DIRECTIONS:
Please give the listing again in its entirety, exactly as written.

RECORDED DATA:
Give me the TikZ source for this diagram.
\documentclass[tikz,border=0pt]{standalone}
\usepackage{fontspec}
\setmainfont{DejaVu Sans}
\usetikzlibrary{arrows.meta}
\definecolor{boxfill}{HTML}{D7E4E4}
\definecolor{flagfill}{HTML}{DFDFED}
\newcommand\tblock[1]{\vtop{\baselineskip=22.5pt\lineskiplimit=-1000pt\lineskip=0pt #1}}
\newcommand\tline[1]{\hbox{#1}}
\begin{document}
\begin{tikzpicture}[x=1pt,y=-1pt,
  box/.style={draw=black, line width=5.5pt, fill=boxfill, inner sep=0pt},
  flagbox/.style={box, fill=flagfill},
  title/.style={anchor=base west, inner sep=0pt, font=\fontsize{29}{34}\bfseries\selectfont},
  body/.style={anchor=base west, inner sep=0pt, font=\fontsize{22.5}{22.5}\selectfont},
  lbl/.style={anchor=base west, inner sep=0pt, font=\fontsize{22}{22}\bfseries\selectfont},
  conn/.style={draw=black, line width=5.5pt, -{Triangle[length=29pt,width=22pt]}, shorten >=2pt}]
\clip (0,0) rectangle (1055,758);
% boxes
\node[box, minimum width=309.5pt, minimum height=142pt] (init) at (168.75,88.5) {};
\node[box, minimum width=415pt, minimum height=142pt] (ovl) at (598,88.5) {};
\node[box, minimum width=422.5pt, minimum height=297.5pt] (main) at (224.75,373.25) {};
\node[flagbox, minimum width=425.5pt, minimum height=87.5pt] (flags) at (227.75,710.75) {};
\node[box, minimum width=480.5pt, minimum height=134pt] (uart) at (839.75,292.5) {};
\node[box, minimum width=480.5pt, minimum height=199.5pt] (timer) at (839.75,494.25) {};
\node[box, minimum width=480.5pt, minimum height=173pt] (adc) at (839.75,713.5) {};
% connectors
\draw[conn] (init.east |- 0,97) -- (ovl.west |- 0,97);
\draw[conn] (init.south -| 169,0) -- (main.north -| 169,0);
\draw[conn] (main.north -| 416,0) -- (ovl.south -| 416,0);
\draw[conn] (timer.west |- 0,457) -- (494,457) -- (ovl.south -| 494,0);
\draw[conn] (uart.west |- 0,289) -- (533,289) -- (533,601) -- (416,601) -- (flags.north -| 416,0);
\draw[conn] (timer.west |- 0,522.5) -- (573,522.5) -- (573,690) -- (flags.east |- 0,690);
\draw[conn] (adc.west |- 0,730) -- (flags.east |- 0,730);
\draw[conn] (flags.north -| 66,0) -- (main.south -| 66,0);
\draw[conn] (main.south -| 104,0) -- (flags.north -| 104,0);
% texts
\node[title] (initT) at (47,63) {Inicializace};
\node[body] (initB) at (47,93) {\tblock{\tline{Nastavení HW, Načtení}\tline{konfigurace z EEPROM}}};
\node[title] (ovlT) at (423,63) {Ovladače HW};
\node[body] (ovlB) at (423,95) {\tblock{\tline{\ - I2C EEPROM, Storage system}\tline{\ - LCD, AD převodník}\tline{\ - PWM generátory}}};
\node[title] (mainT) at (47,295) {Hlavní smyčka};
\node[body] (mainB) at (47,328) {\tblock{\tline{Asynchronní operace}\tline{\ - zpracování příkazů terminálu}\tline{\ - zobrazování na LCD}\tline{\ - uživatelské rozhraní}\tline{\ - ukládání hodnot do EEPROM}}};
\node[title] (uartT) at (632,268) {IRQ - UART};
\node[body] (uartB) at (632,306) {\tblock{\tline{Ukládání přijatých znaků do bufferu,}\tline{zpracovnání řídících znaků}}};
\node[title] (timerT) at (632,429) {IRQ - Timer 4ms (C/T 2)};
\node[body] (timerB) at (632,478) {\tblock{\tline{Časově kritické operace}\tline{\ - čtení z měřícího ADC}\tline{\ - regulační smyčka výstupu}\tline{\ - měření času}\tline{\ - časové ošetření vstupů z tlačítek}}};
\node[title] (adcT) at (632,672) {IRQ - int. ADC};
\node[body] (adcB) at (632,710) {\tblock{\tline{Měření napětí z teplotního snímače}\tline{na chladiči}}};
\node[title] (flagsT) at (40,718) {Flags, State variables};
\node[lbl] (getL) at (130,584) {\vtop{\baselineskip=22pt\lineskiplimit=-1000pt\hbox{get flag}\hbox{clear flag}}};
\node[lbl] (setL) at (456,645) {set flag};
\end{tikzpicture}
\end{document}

COMPLETE OUTPUT:
Give me the TikZ source for this diagram.
\documentclass[tikz,border=0pt]{standalone}
\usepackage{fontspec}
\setmainfont{DejaVu Sans}
\usetikzlibrary{arrows.meta}
\definecolor{boxfill}{HTML}{D7E4E4}
\definecolor{flagfill}{HTML}{DFDFED}
\newcommand\tblock[1]{\vtop{\baselineskip=22.5pt\lineskiplimit=-1000pt\lineskip=0pt #1}}
\newcommand\tline[1]{\hbox{#1}}
\begin{document}
\begin{tikzpicture}[x=1pt,y=-1pt,
  box/.style={draw=black, line width=5.5pt, fill=boxfill, inner sep=0pt},
  flagbox/.style={box, fill=flagfill},
  title/.style={anchor=base west, inner sep=0pt, font=\fontsize{29}{34}\bfseries\selectfont},
  body/.style={anchor=base west, inner sep=0pt, font=\fontsize{22.5}{22.5}\selectfont},
  lbl/.style={anchor=base west, inner sep=0pt, font=\fontsize{22}{22}\bfseries\selectfont},
  conn/.style={draw=black, line width=5.5pt, -{Triangle[length=29pt,width=22pt]}, shorten >=2pt}]
\clip (0,0) rectangle (1055,758);
% boxes
\node[box, minimum width=309.5pt, minimum height=142pt] (init) at (168.75,88.5) {};
\node[box, minimum width=415pt, minimum height=142pt] (ovl) at (598,88.5) {};
\node[box, minimum width=422.5pt, minimum height=297.5pt] (main) at (224.75,373.25) {};
\node[flagbox, minimum width=425.5pt, minimum height=87.5pt] (flags) at (227.75,710.75) {};
\node[box, minimum width=480.5pt, minimum height=134pt] (uart) at (839.75,292.5) {};
\node[box, minimum width=480.5pt, minimum height=199.5pt] (timer) at (839.75,494.25) {};
\node[box, minimum width=480.5pt, minimum height=173pt] (adc) at (839.75,713.5) {};
% connectors
\draw[conn] (init.east |- 0,97) -- (ovl.west |- 0,97);
\draw[conn] (init.south -| 169,0) -- (main.north -| 169,0);
\draw[conn] (main.north -| 416,0) -- (ovl.south -| 416,0);
\draw[conn] (timer.west |- 0,457) -- (494,457) -- (ovl.south -| 494,0);
\draw[conn] (uart.west |- 0,289) -- (533,289) -- (533,601) -- (416,601) -- (flags.north -| 416,0);
\draw[conn] (timer.west |- 0,522.5) -- (573,522.5) -- (573,690) -- (flags.east |- 0,690);
\draw[conn] (adc.west |- 0,730) -- (flags.east |- 0,730);
\draw[conn] (flags.north -| 66,0) -- (main.south -| 66,0);
\draw[conn] (main.south -| 104,0) -- (flags.north -| 104,0);
% texts
\node[title] (initT) at (47,63) {Inicializace};
\node[body] (initB) at (47,93) {\tblock{\tline{Nastavení HW, Načtení}\tline{konfigurace z EEPROM}}};
\node[title] (ovlT) at (423,63) {Ovladače HW};
\node[body] (ovlB) at (423,95) {\tblock{\tline{\ - I2C EEPROM, Storage system}\tline{\ - LCD, AD převodník}\tline{\ - PWM generátory}}};
\node[title] (mainT) at (47,295) {Hlavní smyčka};
\node[body] (mainB) at (47,328) {\tblock{\tline{Asynchronní operace}\tline{\ - zpracování příkazů terminálu}\tline{\ - zobrazování na LCD}\tline{\ - uživatelské rozhraní}\tline{\ - ukládání hodnot do EEPROM}}};
\node[title] (uartT) at (632,268) {IRQ - UART};
\node[body] (uartB) at (632,306) {\tblock{\tline{Ukládání přijatých znaků do bufferu,}\tline{zpracovnání řídících znaků}}};
\node[title] (timerT) at (632,429) {IRQ - Timer 4ms (C/T 2)};
\node[body] (timerB) at (632,478) {\tblock{\tline{Časově kritické operace}\tline{\ - čtení z měřícího ADC}\tline{\ - regulační smyčka výstupu}\tline{\ - měření času}\tline{\ - časové ošetření vstupů z tlačítek}}};
\node[title] (adcT) at (632,672) {IRQ - int. ADC};
\node[body] (adcB) at (632,710) {\tblock{\tline{Měření napětí z teplotního snímače}\tline{na chladiči}}};
\node[title] (flagsT) at (40,718) {Flags, State variables};
\node[lbl] (getL) at (130,584) {\vtop{\baselineskip=22pt\lineskiplimit=-1000pt\hbox{get flag}\hbox{clear flag}}};
\node[lbl] (setL) at (456,645) {set flag};
\end{tikzpicture}
\end{document}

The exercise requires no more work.